In conclusion, nuclear energy carries undeniable risks, but it is vital to consider the implications of completely phasing it out. The transition to alternative energy sources is a complex issue, and experts like Dr James Hansen and Dr Ken Caldeira argue that a more nuanced approach is necessary to address our energy needs while minimising the impact on the environment and public health.
It is crucial to make informed decisions regarding our energy future, taking into account expert opinions and empirical data to ensure a sustainable and secure energy supply. Understanding the psychology of public perception and fear surrounding nuclear energy is essential to grasp why it often evokes strong emotions.
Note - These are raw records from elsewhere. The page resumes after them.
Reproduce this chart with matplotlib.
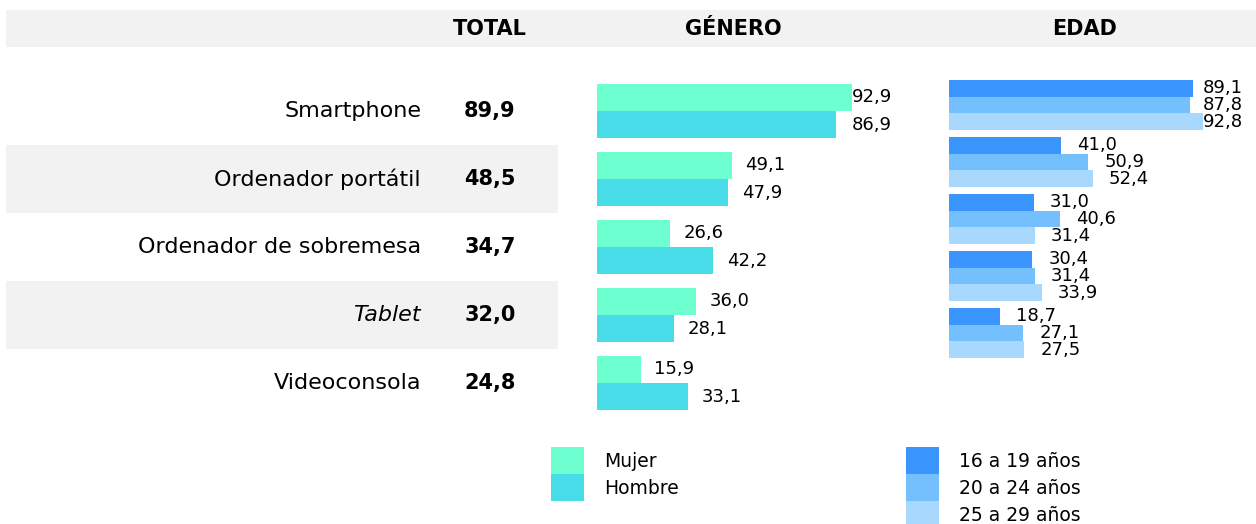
'''
dispositivos por genero y edad
'''

import numpy as np
import matplotlib.pyplot as plt
from matplotlib.patches import Rectangle

plt.rcParams['font.family'] = ['DejaVu Sans']

# datos
devices = ['Smartphone', 'Ordenador portátil', 'Ordenador de sobremesa', 'Tablet', 'Videoconsola']
total = [89.9, 48.5, 34.7, 32.0, 24.8]
mujer = [92.9, 49.1, 26.6, 36.0, 15.9]
hombre = [86.9, 47.9, 42.2, 28.1, 33.1]
edad_16_19 = [89.1, 41.0, 31.0, 30.4, 18.7]
edad_20_24 = [87.8, 50.9, 40.6, 31.4, 27.1]
edad_25_29 = [92.8, 52.4, 31.4, 33.9, 27.5]

W, H = 1256, 524
fig = plt.figure(figsize=(W/100, H/100), dpi=100)

def px_axes(x0, y0, x1, y1):
	# axes from pixel box (top-left origin)
	return fig.add_axes([x0/W, 1 - y1/H, (x1-x0)/W, (y1-y0)/H])

def fmt(v):
	return ('%.1f' % v).replace('.', ',')

# header band
fig.patches.append(Rectangle((6/W, 1-47/H), (W-6)/W, 37/H, transform=fig.transFigure,
	facecolor='#f2f2f2', edgecolor='none', zorder=0))
for txt, xc in [('TOTAL', 490), ('GÉNERO', 733), ('EDAD', 1085)]:
	fig.text(xc/W, 1-29/H, txt, ha='center', va='center', fontsize=15, fontweight='heavy')

y = np.arange(len(devices))

# labels + total
ax0 = px_axes(6, 77, 558, 417)
for i in [1, 3]:
	ax0.axhspan(i-0.5, i+0.5, color='#f2f2f2', lw=0)
for i, d in enumerate(devices):
	ax0.text(415/552, i, d, ha='right', va='center', fontsize=16,
		style='italic' if d == 'Tablet' else 'normal', transform=ax0.get_yaxis_transform())
	ax0.text(484/552, i, fmt(total[i]), ha='center', va='center', fontsize=15,
		fontweight='bold', transform=ax0.get_yaxis_transform())
ax0.set_xlim(0, 1)
ax0.set_ylim(4.5, -0.5)
ax0.axis('off')

# genero (2.745 px por unidad)
ax1 = px_axes(597, 77, 871.5, 417)
h = 0.4
ax1.barh(y - h/2, mujer, height=h, color='#6dffcf', label='Mujer')
ax1.barh(y + h/2, hombre, height=h, color='#48dce8', label='Hombre')
gmax = (892 - 597) / 2.745
for vals, off in [(mujer, -h/2), (hombre, h/2)]:
	for i in y:
		if vals[i] > 80:
			ax1.text(gmax, i + off, fmt(vals[i]), ha='right', va='center', fontsize=13, clip_on=False)
		else:
			ax1.text(vals[i] + 5, i + off, fmt(vals[i]), va='center', fontsize=13, clip_on=False)
ax1.set_xlim(0, 100)
ax1.set_ylim(4.5, -0.5)
ax1.axis('off')

# edad
ax2 = px_axes(949, 76.5, 1223, 361.5)
h2 = 0.29
cols = ['#3a96fd', '#74bffe', '#a9d8ff']
labs = ['16 a 19 años', '20 a 24 años', '25 a 29 años']
emax = (1243 - 949) / 2.74
for k, vals in enumerate([edad_16_19, edad_20_24, edad_25_29]):
	off = (k - 1) * h2
	ax2.barh(y + off, vals, height=h2, color=cols[k], label=labs[k])
	for i in y:
		if vals[i] > 80:
			ax2.text(emax, i + off, fmt(vals[i]), ha='right', va='center', fontsize=13, clip_on=False)
		else:
			ax2.text(vals[i] + 5.8, i + off, fmt(vals[i]), va='center', fontsize=13, clip_on=False)
ax2.set_xlim(0, 100)
ax2.set_ylim(4.5, -0.5)
ax2.axis('off')

# legends
h1, l1 = ax1.get_legend_handles_labels()
fig.legend(h1, l1, loc='upper left', bbox_to_anchor=(551/W, 1-447/H), frameon=False,
	handlelength=1.75, handleheight=1.84, handletextpad=1.1, labelspacing=0.0, fontsize=13.5,
	borderpad=0, borderaxespad=0)
h2_, l2 = ax2.get_legend_handles_labels()
fig.legend(h2_, l2, loc='upper left', bbox_to_anchor=(906/W, 1-447/H), frameon=False,
	handlelength=1.75, handleheight=1.84, handletextpad=1.1, labelspacing=0.0, fontsize=13.5,
	borderpad=0, borderaxespad=0)

plt.savefig('out.png', dpi=100)
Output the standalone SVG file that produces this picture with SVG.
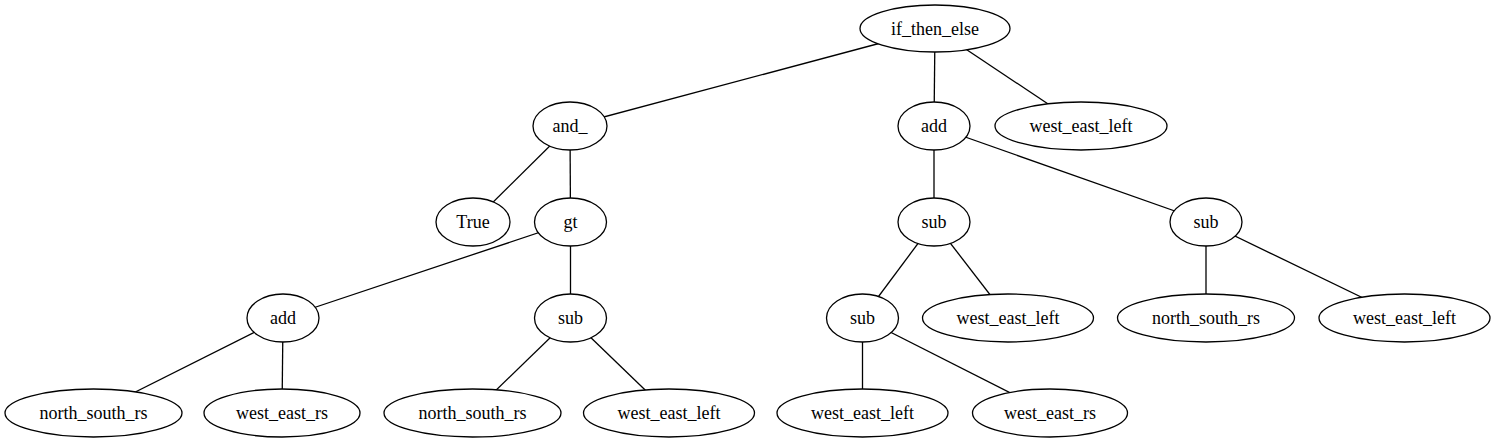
<svg xmlns="http://www.w3.org/2000/svg" width="1493" height="443" viewBox="0 0 1493 443">
<style>
.n ellipse{fill:#fff;stroke:#000;stroke-width:1.3}
.n text{font-family:'Liberation Serif','Times New Roman',serif;font-size:18px;text-anchor:middle;fill:#000}
.e line{stroke:#000;stroke-width:1.3}
</style>
<rect width="1493" height="443" fill="#fff"/>
<g id="edges" class="e">
<line x1="935" y1="28.5" x2="570" y2="126"/>
<line x1="935" y1="28.5" x2="934" y2="126"/>
<line x1="935" y1="28.5" x2="1081" y2="126"/>
<line x1="570" y1="126" x2="473" y2="222"/>
<line x1="570" y1="126" x2="570.5" y2="222"/>
<line x1="934" y1="126" x2="934" y2="222"/>
<line x1="934" y1="126" x2="1206" y2="222"/>
<line x1="570.5" y1="222" x2="283" y2="318"/>
<line x1="570.5" y1="222" x2="570.5" y2="318"/>
<line x1="934" y1="222" x2="862.5" y2="318"/>
<line x1="934" y1="222" x2="1008" y2="318"/>
<line x1="1206" y1="222" x2="1206" y2="318"/>
<line x1="1206" y1="222" x2="1404.5" y2="318"/>
<line x1="283" y1="318" x2="93.5" y2="413"/>
<line x1="283" y1="318" x2="282" y2="413"/>
<line x1="570.5" y1="318" x2="472.5" y2="413"/>
<line x1="570.5" y1="318" x2="669" y2="413"/>
<line x1="862.5" y1="318" x2="862.5" y2="413"/>
<line x1="862.5" y1="318" x2="1050" y2="413"/>
</g>
<g id="n0" class="n"><ellipse cx="935" cy="28.5" rx="75" ry="23.5"/><text x="935" y="34.5">if_then_else</text></g>
<g id="n1" class="n"><ellipse cx="570" cy="126" rx="37" ry="24"/><text x="570" y="132">and_</text></g>
<g id="n2" class="n"><ellipse cx="934" cy="126" rx="36" ry="24"/><text x="934" y="132">add</text></g>
<g id="n3" class="n"><ellipse cx="1081" cy="126" rx="86" ry="24"/><text x="1081" y="132">west_east_left</text></g>
<g id="n4" class="n"><ellipse cx="473" cy="222" rx="37" ry="24"/><text x="473" y="228">True</text></g>
<g id="n5" class="n"><ellipse cx="570.5" cy="222" rx="36" ry="24"/><text x="570.5" y="228">gt</text></g>
<g id="n6" class="n"><ellipse cx="934" cy="222" rx="36" ry="24"/><text x="934" y="228">sub</text></g>
<g id="n7" class="n"><ellipse cx="1206" cy="222" rx="36" ry="24"/><text x="1206" y="228">sub</text></g>
<g id="n8" class="n"><ellipse cx="283" cy="318" rx="36" ry="24"/><text x="283" y="324">add</text></g>
<g id="n9" class="n"><ellipse cx="570.5" cy="318" rx="36" ry="24"/><text x="570.5" y="324">sub</text></g>
<g id="n10" class="n"><ellipse cx="862.5" cy="318" rx="36" ry="24"/><text x="862.5" y="324">sub</text></g>
<g id="n11" class="n"><ellipse cx="1008" cy="318" rx="85.5" ry="24"/><text x="1008" y="324">west_east_left</text></g>
<g id="n12" class="n"><ellipse cx="1206" cy="318" rx="88.5" ry="24"/><text x="1206" y="324">north_south_rs</text></g>
<g id="n13" class="n"><ellipse cx="1404.5" cy="318" rx="85.5" ry="24"/><text x="1404.5" y="324">west_east_left</text></g>
<g id="n14" class="n"><ellipse cx="93.5" cy="413" rx="88.5" ry="24"/><text x="93.5" y="419">north_south_rs</text></g>
<g id="n15" class="n"><ellipse cx="282" cy="413" rx="78" ry="24"/><text x="282" y="419">west_east_rs</text></g>
<g id="n16" class="n"><ellipse cx="472.5" cy="413" rx="88.5" ry="24"/><text x="472.5" y="419">north_south_rs</text></g>
<g id="n17" class="n"><ellipse cx="669" cy="413" rx="85.5" ry="24"/><text x="669" y="419">west_east_left</text></g>
<g id="n18" class="n"><ellipse cx="862.5" cy="413" rx="85.5" ry="24"/><text x="862.5" y="419">west_east_left</text></g>
<g id="n19" class="n"><ellipse cx="1050" cy="413" rx="77.5" ry="24"/><text x="1050" y="419">west_east_rs</text></g>
</svg>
Media coverage plays a crucial role, as sensationalised reporting of nuclear incidents can amplify public anxiety and create lasting impressions.
Cognitive biases, such as the availability heuristic, contribute to this phenomenon. People tend to overestimate the likelihood of events that readily come to mind, and nuclear accidents like Chernobyl or Fukushima are etched into collective memory due to their notoriety. As a result, individuals tend to perceive nuclear energy as riskier than it statistically is.
Moreover, the psychological phenomenon of loss aversion makes negative outcomes, such as nuclear accidents, more salient and memorable, further influencing public opinion. These psychological factors can overshadow the broader discussions of the safety advancements and potential benefits associated with nuclear energy, leading to a skewed perception of its risks.